A merchant is any natural or legal person who sells goods or services and is authorized to accept electronic payments via credit card, debit card, or digital wallets. In the payment ecosystem, the merchant is the piece that initiates every transaction: without a merchant, there is no payment collection.
To operate, they need a merchant account linked to an acquiring bank. This account holds the funds from each sale before transferring them to the business's bank account. Each merchant account is associated with a merchant ID (MID), a unique identifier that allows the acquirer to route funds to the correct merchant during settlement.
How a merchant works in the payment flow
Every time a customer pays, a chain involving four actors is activated:
- Merchant: Captures transaction data through a physical POS terminal or an online payment gateway.
- Acquiring Bank: Receives the request and sends it to the card network.
- Card Scheme (Visa, Mastercard): Redirects the request to the customer's bank with its own security controls.
- Issuing Bank: Verifies identity, checks balance, and authorizes or denies the operation.
Settlement to the merchant is completed within 1 to 3 business days. During this period, the money remains in the merchant account.

The MCC (Merchant Category Code) is a 4-digit code assigned by the acquirer. It determines the merchant's commissions, their risk level, and applicable authentication exemptions under PSD2.
Regulatory impact and applicable security for the merchant
Every merchant accepting card payments operates under a regulatory framework that protects the buyer and the financial system. PSD2 requires strong customer authentication (SCA) for electronic payments, although the merchant can request low-risk exemptions to improve conversion. The PCI DSS standard mandates the protection of card data, and tokenization allows the actual card number (PAN) to be replaced by a code with no value outside that environment. Furthermore, the acquirer must verify the merchant's identity through KYC and monitor their operations to comply with AML/CFT regulations.
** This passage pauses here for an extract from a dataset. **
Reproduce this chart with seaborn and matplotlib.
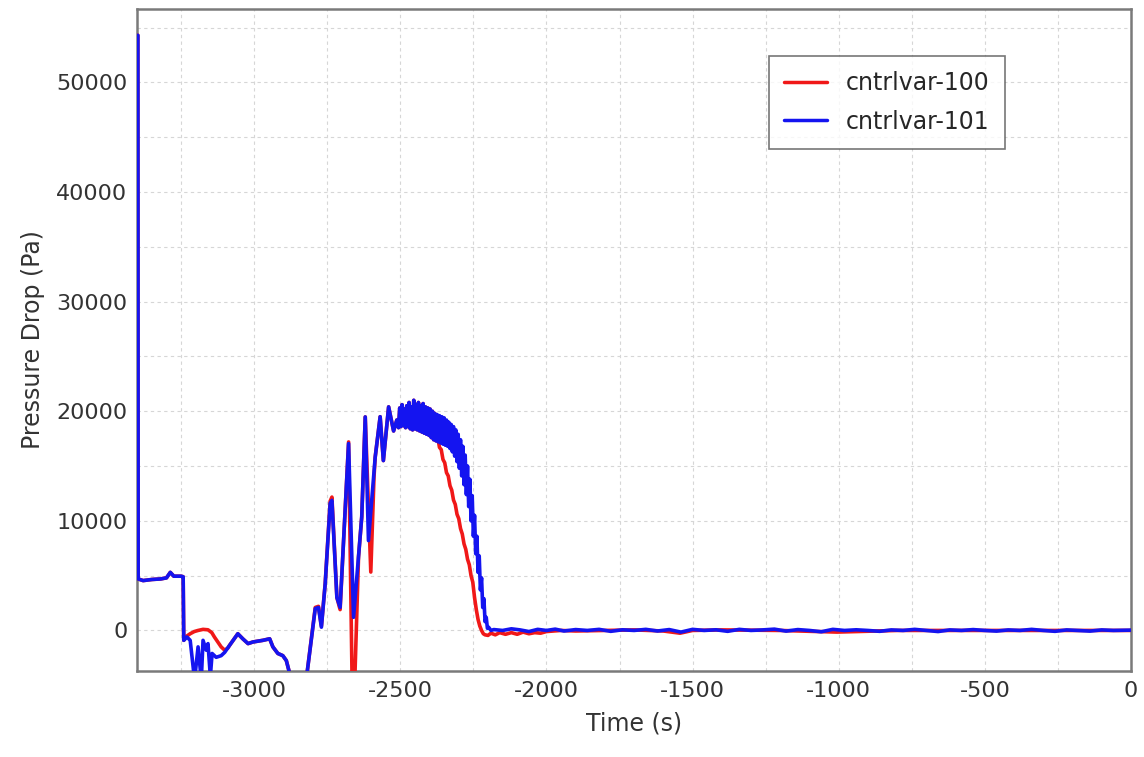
import pandas as pd
import matplotlib
matplotlib.use("Agg")
import matplotlib.pyplot as plt
from matplotlib.ticker import MultipleLocator
import seaborn as sns

# --- values ---
# shared start: spike at the left edge then plateau
t_start = [-3398, -3397, -3380, -3350, -3320, -3300, -3287, -3275, -3250, -3243]
p_start = [54300, 4700, 4550, 4650, 4700, 4800, 5300, 4950, 4950, 4900]

# cntrlvar-101 (blue)
t_101 = [-3241, -3230, -3219, -3204, -3192, -3181, -3175, -3164, -3158, -3150,
         -3144, -3130, -3113, -3101, -3084, -3056, -3039, -3021, -3004, -2970,
         -2947, -2936, -2919, -2902, -2890, -2873, -2822, -2805, -2791, -2780,
         -2770, -2757, -2740, -2734, -2717, -2706, -2677, -2660, -2643, -2632,
         -2620, -2609, -2597, -2586, -2569, -2558, -2540, -2523, -2512,
         -2506, -2502, -2498, -2494, -2490, -2486, -2482, -2478, -2474, -2470,
         -2466, -2462, -2458, -2454, -2450, -2446, -2442, -2438, -2434, -2430,
         -2426, -2422, -2418, -2414, -2410, -2406, -2402, -2398, -2394, -2390,
         -2386, -2382, -2378, -2374, -2370, -2366, -2362, -2358, -2354, -2350,
         -2346, -2342, -2338, -2334, -2330, -2326, -2322, -2318, -2314, -2310,
         -2306, -2302, -2298, -2294, -2290, -2286, -2282, -2278, -2274, -2270,
         -2266, -2262, -2258, -2254, -2250, -2246, -2242, -2238, -2234, -2230,
         -2226, -2222, -2218, -2214, -2210, -2206, -2202, -2198, -2190,
         -2180, -2150, -2120, -2090, -2060, -2030, -2000, -1970, -1940, -1900,
         -1860, -1820, -1780, -1740, -1700, -1660, -1620, -1580, -1540, -1500,
         -1460, -1420, -1380, -1340, -1300, -1260, -1220, -1180, -1140, -1100,
         -1060, -1020, -980, -940, -900, -860, -820, -780, -740, -700,
         -660, -620, -580, -540, -500, -460, -420, -380, -340, -300,
         -260, -220, -180, -140, -100, -60, -20, 0]
p_101 = [-900, -600, -900, -4500, -1500, -4500, -900, -1800, -1200, -4200,
         -2100, -2450, -2300, -2000, -1350, -300, -760, -1200, -1050, -900,
         -760, -1500, -2100, -2300, -2750, -4500, -4500, -900, 2000, 2100,
         300, 4260, 11600, 11870, 3000, 2100, 17050, 1200, 6700, 10350,
         19480, 8200, 12200, 15800, 19500, 15500, 20400, 18200, 19200,
         18500, 20300, 18600, 20600, 18700, 20200, 18500, 20500, 18600, 20800,
         18400, 20400, 18300, 21000, 18400, 20600, 18300, 20800, 18200, 20500,
         18100, 20700, 18000, 20400, 17900, 20300, 17800, 20200, 17600, 20000,
         17400, 19800, 17300, 19700, 17200, 19600, 17100, 19500, 17000, 19400,
         16900, 19200, 16800, 19000, 16600, 18800, 16300, 18600, 15900, 18300,
         15400, 17900, 14800, 17400, 14100, 16800, 13300, 16000, 12400, 15000,
         11300, 13800, 10000, 12300, 8600, 10500, 7000, 8600, 5300, 6800,
         3700, 4800, 2100, 2900, 800, 1200, 200, 300, 0,
         80, 0, 150, 50, -100, 100, 0, 120, -50, 80,
         0, 100, -80, 60, 0, 100, -50, 80, -150, 100,
         0, 60, -80, 100, 0, 50, 120, -60, 80, 0,
         -120, 100, 0, 60, 0, -80, 50, 0, 100, 0,
         -100, 50, 0, 80, 0, -60, 50, 0, 100, 0,
         -80, 50, 0, -60, 50, 0, 20, 30]

# cntrlvar-100 (red)
t_100 = [-3241, -3230, -3219, -3205, -3192, -3175, -3158, -3145, -3136, -3113,
         -3101, -3090, -3084, -3056, -3039, -3021, -3004, -2970, -2947, -2936,
         -2919, -2902, -2890, -2873, -2822, -2805, -2791, -2780, -2770, -2757,
         -2740, -2734, -2717, -2706, -2677, -2662, -2643, -2632, -2620, -2601,
         -2590, -2586, -2569, -2558, -2540, -2523, -2512,
         -2506, -2502, -2498, -2494, -2490, -2486, -2482, -2478, -2474, -2470,
         -2466, -2462, -2458, -2454, -2450, -2446, -2442, -2438, -2434, -2430,
         -2426, -2422, -2418, -2414, -2410, -2406, -2402, -2398, -2394, -2390,
         -2386, -2382, -2378, -2372, -2366, -2360, -2354, -2348, -2342, -2336,
         -2330, -2324, -2318, -2312, -2306, -2300, -2294, -2288, -2282, -2276,
         -2270, -2264, -2258, -2252, -2246, -2240, -2234, -2228, -2222, -2216,
         -2210, -2200, -2190, -2175, -2160, -2140, -2120, -2100, -2080, -2060,
         -2040, -2020, -2000, -1950, -1900, -1800, -1700, -1600, -1543, -1500,
         -1400, -1200, -1006, -800, -500, -200, 0]
p_100 = [-900, -500, -300, -100, 0, 100, 60, -200, -600, -1500,
         -1800, -1600, -1350, -300, -760, -1200, -1050, -900, -760, -1500,
         -2100, -2300, -2750, -4500, -4500, -900, 2100, 2200, 400, 4300,
         11800, 12170, 3000, 1900, 17200, -10000, 6700, 10350, 19480, 5330,
         14000, 15800, 19500, 15500, 20400, 18200, 19200,
         18500, 20300, 18600, 20600, 18700, 20200, 18500, 20500, 18600, 20800,
         18400, 20400, 18300, 21000, 18400, 20600, 18300, 20800, 18200, 20500,
         18100, 20700, 18000, 20400, 17900, 20300, 17800, 20200, 17600, 20000,
         17400, 19800, 17300, 17600, 16700, 16500, 15600, 15300, 14400, 14100,
         13200, 12800, 11900, 11500, 10600, 10200, 9300, 8800, 7900, 7400,
         6500, 6000, 5000, 4400, 3000, 1900, 1000, 400, 0, -300,
         -400, -450, -250, -400, -200, -350, -200, -350, -150, -300,
         -200, -250, -100, 0, -50, 0, 50, -50, -250, 0,
         50, 0, -150, 0, 0, 0, 0]

labels = ["cntrlvar-100", "cntrlvar-101"]

df = pd.concat([
    pd.DataFrame({"t": t_start + t_100, "p": p_start + p_100, "var": labels[0]}),
    pd.DataFrame({"t": t_start + t_101, "p": p_start + p_101, "var": labels[1]}),
], ignore_index=True)

sns.set_style("white")
plt.rcParams["font.family"] = ["DejaVu Sans"]
plt.rcParams["axes.unicode_minus"] = False

fig = plt.figure(figsize=(11.44, 7.57), dpi=100)
ax = fig.add_axes([0.12, 0.1136, 0.8686, 0.8745])

sns.lineplot(data=df, x="t", y="p", hue="var", hue_order=labels,
             palette={labels[0]: "#f01818", labels[1]: "#1414f0"},
             estimator=None, sort=False, linewidth=2.6, ax=ax, zorder=3)

ax.set_xlim(-3400, 0)
ax.set_ylim(-3700, 56700)
ax.xaxis.set_major_locator(MultipleLocator(500))
ax.xaxis.set_minor_locator(MultipleLocator(250))
ax.yaxis.set_major_locator(MultipleLocator(10000))
ax.yaxis.set_minor_locator(MultipleLocator(5000))
ax.grid(True, which="both", color="#d6d6d6", linestyle=(0, (3, 3)), linewidth=0.8)
ax.tick_params(which="both", length=0, labelsize=16, labelcolor="#333333", pad=7)

for s in ax.spines.values():
    s.set_color("#7a7a7a")
    s.set_linewidth(1.8)

ax.set_xlabel("Time (s)", fontsize=17, color="#333333", labelpad=8)
ax.set_ylabel("Pressure Drop (Pa)", fontsize=17, color="#333333", labelpad=8)

leg = ax.legend(loc="upper right", bbox_to_anchor=(0.873, 0.929), borderaxespad=0,
                fontsize=17, frameon=True, fancybox=False, handlelength=1.8,
                handletextpad=0.8, labelspacing=0.6, borderpad=0.65)
leg.get_frame().set_edgecolor("#555555")
leg.get_frame().set_linewidth(1.2)
for h in leg.get_lines():
    h.set_linewidth(2.5)

fig.savefig("out.png", dpi=100)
Risk classification: low, medium, and high-risk merchants
The acquiring bank classifies each merchant according to their financial exposure. Acquiring banks publish lists of low, medium, and high-risk MCCs that guide this segmentation:
| Risk Level | MCC Examples | Characteristics |
|---|---|---|
| Low | Supermarkets (5411), hardware stores | Small tickets, low chargeback rate |
| Medium | Electronics, subscriptions, online jewelry | Variable tickets, mixed channel, frequent returns |
| High | Gambling (7995), cryptocurrencies, Forex | High probability of chargebacks, Rolling Reserves |
A high-risk merchant does not operate illegally, but the acquirer will demand reinforced KYC and AML/CFT controls, higher commissions, and will likely withhold 10% of their sales for 180 days as a guarantee.
If the chargeback rate exceeds 1% of transactions, Visa and Mastercard activate monitoring programs that can lead to fines or the cancellation of the ability to accept card payments.
Operational advantages and disadvantages for merchants
Having a well-configured merchant account offers direct benefits: higher conversion by accepting multiple payment methods, full traceability of every operation linked to the merchant ID, and access to SCA exemptions that speed up checkout.
The main challenges are acquiring costs (the regulated interchange fee stands at 0.20% for debit and 0.30% for credit on European consumer cards), the risk of chargebacks where the merchant bears the burden of proof, and the continuous investment in PCI DSS and AML/CFT compliance.